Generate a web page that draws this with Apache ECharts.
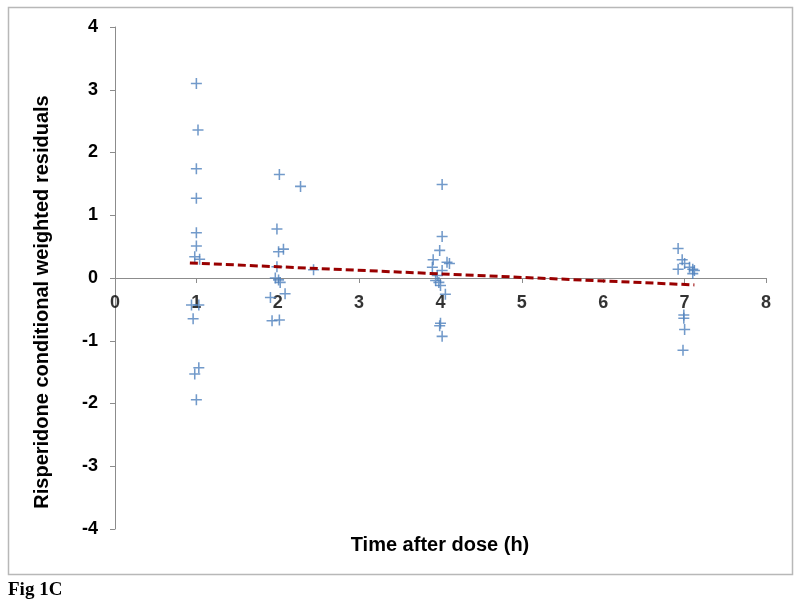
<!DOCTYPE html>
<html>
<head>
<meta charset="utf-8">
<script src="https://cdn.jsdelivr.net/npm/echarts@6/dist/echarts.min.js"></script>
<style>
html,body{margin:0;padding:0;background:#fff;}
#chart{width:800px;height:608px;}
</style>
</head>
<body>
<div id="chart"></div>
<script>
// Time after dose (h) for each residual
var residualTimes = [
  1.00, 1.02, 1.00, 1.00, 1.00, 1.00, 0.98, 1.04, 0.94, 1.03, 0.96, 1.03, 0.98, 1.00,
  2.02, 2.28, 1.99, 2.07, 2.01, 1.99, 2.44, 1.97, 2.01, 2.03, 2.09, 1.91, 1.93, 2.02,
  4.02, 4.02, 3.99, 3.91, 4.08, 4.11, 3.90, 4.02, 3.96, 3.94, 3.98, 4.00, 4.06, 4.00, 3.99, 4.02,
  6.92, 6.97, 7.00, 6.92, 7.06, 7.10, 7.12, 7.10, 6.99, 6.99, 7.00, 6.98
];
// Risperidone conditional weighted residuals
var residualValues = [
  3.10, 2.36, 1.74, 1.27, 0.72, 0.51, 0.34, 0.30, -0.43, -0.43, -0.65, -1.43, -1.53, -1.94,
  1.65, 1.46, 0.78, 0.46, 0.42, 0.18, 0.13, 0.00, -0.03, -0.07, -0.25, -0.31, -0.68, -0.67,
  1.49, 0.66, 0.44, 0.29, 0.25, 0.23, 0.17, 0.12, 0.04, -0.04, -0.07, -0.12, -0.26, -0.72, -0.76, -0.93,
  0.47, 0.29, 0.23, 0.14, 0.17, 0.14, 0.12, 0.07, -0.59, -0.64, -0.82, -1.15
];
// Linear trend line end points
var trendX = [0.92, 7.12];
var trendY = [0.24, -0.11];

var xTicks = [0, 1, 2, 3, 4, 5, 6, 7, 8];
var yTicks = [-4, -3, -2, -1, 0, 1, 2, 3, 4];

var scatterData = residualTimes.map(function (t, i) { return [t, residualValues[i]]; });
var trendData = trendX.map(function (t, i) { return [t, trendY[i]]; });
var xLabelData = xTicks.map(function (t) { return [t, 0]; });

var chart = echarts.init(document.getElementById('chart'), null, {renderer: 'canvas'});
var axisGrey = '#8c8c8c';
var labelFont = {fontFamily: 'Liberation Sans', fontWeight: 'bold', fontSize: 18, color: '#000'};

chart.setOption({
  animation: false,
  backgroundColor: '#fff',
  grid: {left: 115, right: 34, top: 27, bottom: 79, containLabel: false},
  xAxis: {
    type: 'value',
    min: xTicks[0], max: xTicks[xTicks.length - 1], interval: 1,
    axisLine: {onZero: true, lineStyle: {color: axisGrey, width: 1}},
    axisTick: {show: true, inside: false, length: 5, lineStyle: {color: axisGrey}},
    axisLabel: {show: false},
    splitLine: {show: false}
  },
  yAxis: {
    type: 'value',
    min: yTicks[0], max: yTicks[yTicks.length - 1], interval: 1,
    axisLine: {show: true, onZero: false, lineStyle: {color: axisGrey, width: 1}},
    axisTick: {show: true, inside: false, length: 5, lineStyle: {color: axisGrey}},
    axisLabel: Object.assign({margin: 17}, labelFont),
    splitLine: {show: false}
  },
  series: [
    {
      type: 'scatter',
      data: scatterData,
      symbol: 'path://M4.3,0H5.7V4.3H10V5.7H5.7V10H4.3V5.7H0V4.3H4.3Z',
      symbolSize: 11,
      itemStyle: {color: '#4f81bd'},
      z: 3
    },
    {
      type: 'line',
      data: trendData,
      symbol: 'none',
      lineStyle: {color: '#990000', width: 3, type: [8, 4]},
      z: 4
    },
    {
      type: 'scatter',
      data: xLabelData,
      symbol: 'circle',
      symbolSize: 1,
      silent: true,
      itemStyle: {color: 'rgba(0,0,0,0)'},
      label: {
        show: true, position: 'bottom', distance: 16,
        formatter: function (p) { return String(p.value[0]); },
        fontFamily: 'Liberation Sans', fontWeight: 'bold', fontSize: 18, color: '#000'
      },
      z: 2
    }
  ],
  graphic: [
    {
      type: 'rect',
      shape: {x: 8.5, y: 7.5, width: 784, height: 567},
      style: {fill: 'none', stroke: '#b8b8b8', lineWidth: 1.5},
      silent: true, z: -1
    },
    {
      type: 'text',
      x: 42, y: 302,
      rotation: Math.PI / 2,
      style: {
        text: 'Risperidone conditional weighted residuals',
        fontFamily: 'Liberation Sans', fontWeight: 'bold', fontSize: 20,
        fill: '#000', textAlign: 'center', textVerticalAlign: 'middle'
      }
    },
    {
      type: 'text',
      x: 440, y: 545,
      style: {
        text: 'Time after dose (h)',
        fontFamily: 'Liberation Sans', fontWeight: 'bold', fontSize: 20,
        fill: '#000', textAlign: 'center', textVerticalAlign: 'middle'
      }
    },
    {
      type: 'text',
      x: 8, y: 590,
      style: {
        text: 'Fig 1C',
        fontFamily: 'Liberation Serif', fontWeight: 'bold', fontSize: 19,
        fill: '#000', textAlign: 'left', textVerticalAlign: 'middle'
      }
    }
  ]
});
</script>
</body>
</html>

################

> [Short exercise]:
Set down the complete material exactly, but do not include the images.

> [Result of the exercise]:
Generate a web page that draws this with Apache ECharts.
<!DOCTYPE html>
<html>
<head>
<meta charset="utf-8">
<script src="https://cdn.jsdelivr.net/npm/echarts@6/dist/echarts.min.js"></script>
<style>
html,body{margin:0;padding:0;background:#fff;}
#chart{width:800px;height:608px;}
</style>
</head>
<body>
<div id="chart"></div>
<script>
// Time after dose (h) for each residual
var residualTimes = [
  1.00, 1.02, 1.00, 1.00, 1.00, 1.00, 0.98, 1.04, 0.94, 1.03, 0.96, 1.03, 0.98, 1.00,
  2.02, 2.28, 1.99, 2.07, 2.01, 1.99, 2.44, 1.97, 2.01, 2.03, 2.09, 1.91, 1.93, 2.02,
  4.02, 4.02, 3.99, 3.91, 4.08, 4.11, 3.90, 4.02, 3.96, 3.94, 3.98, 4.00, 4.06, 4.00, 3.99, 4.02,
  6.92, 6.97, 7.00, 6.92, 7.06, 7.10, 7.12, 7.10, 6.99, 6.99, 7.00, 6.98
];
// Risperidone conditional weighted residuals
var residualValues = [
  3.10, 2.36, 1.74, 1.27, 0.72, 0.51, 0.34, 0.30, -0.43, -0.43, -0.65, -1.43, -1.53, -1.94,
  1.65, 1.46, 0.78, 0.46, 0.42, 0.18, 0.13, 0.00, -0.03, -0.07, -0.25, -0.31, -0.68, -0.67,
  1.49, 0.66, 0.44, 0.29, 0.25, 0.23, 0.17, 0.12, 0.04, -0.04, -0.07, -0.12, -0.26, -0.72, -0.76, -0.93,
  0.47, 0.29, 0.23, 0.14, 0.17, 0.14, 0.12, 0.07, -0.59, -0.64, -0.82, -1.15
];
// Linear trend line end points
var trendX = [0.92, 7.12];
var trendY = [0.24, -0.11];

var xTicks = [0, 1, 2, 3, 4, 5, 6, 7, 8];
var yTicks = [-4, -3, -2, -1, 0, 1, 2, 3, 4];

var scatterData = residualTimes.map(function (t, i) { return [t, residualValues[i]]; });
var trendData = trendX.map(function (t, i) { return [t, trendY[i]]; });
var xLabelData = xTicks.map(function (t) { return [t, 0]; });

var chart = echarts.init(document.getElementById('chart'), null, {renderer: 'canvas'});
var axisGrey = '#8c8c8c';
var labelFont = {fontFamily: 'Liberation Sans', fontWeight: 'bold', fontSize: 18, color: '#000'};

chart.setOption({
  animation: false,
  backgroundColor: '#fff',
  grid: {left: 115, right: 34, top: 27, bottom: 79, containLabel: false},
  xAxis: {
    type: 'value',
    min: xTicks[0], max: xTicks[xTicks.length - 1], interval: 1,
    axisLine: {onZero: true, lineStyle: {color: axisGrey, width: 1}},
    axisTick: {show: true, inside: false, length: 5, lineStyle: {color: axisGrey}},
    axisLabel: {show: false},
    splitLine: {show: false}
  },
  yAxis: {
    type: 'value',
    min: yTicks[0], max: yTicks[yTicks.length - 1], interval: 1,
    axisLine: {show: true, onZero: false, lineStyle: {color: axisGrey, width: 1}},
    axisTick: {show: true, inside: false, length: 5, lineStyle: {color: axisGrey}},
    axisLabel: Object.assign({margin: 17}, labelFont),
    splitLine: {show: false}
  },
  series: [
    {
      type: 'scatter',
      data: scatterData,
      symbol: 'path://M4.3,0H5.7V4.3H10V5.7H5.7V10H4.3V5.7H0V4.3H4.3Z',
      symbolSize: 11,
      itemStyle: {color: '#4f81bd'},
      z: 3
    },
    {
      type: 'line',
      data: trendData,
      symbol: 'none',
      lineStyle: {color: '#990000', width: 3, type: [8, 4]},
      z: 4
    },
    {
      type: 'scatter',
      data: xLabelData,
      symbol: 'circle',
      symbolSize: 1,
      silent: true,
      itemStyle: {color: 'rgba(0,0,0,0)'},
      label: {
        show: true, position: 'bottom', distance: 16,
        formatter: function (p) { return String(p.value[0]); },
        fontFamily: 'Liberation Sans', fontWeight: 'bold', fontSize: 18, color: '#000'
      },
      z: 2
    }
  ],
  graphic: [
    {
      type: 'rect',
      shape: {x: 8.5, y: 7.5, width: 784, height: 567},
      style: {fill: 'none', stroke: '#b8b8b8', lineWidth: 1.5},
      silent: true, z: -1
    },
    {
      type: 'text',
      x: 42, y: 302,
      rotation: Math.PI / 2,
      style: {
        text: 'Risperidone conditional weighted residuals',
        fontFamily: 'Liberation Sans', fontWeight: 'bold', fontSize: 20,
        fill: '#000', textAlign: 'center', textVerticalAlign: 'middle'
      }
    },
    {
      type: 'text',
      x: 440, y: 545,
      style: {
        text: 'Time after dose (h)',
        fontFamily: 'Liberation Sans', fontWeight: 'bold', fontSize: 20,
        fill: '#000', textAlign: 'center', textVerticalAlign: 'middle'
      }
    },
    {
      type: 'text',
      x: 8, y: 590,
      style: {
        text: 'Fig 1C',
        fontFamily: 'Liberation Serif', fontWeight: 'bold', fontSize: 19,
        fill: '#000', textAlign: 'left', textVerticalAlign: 'middle'
      }
    }
  ]
});
</script>
</body>
</html>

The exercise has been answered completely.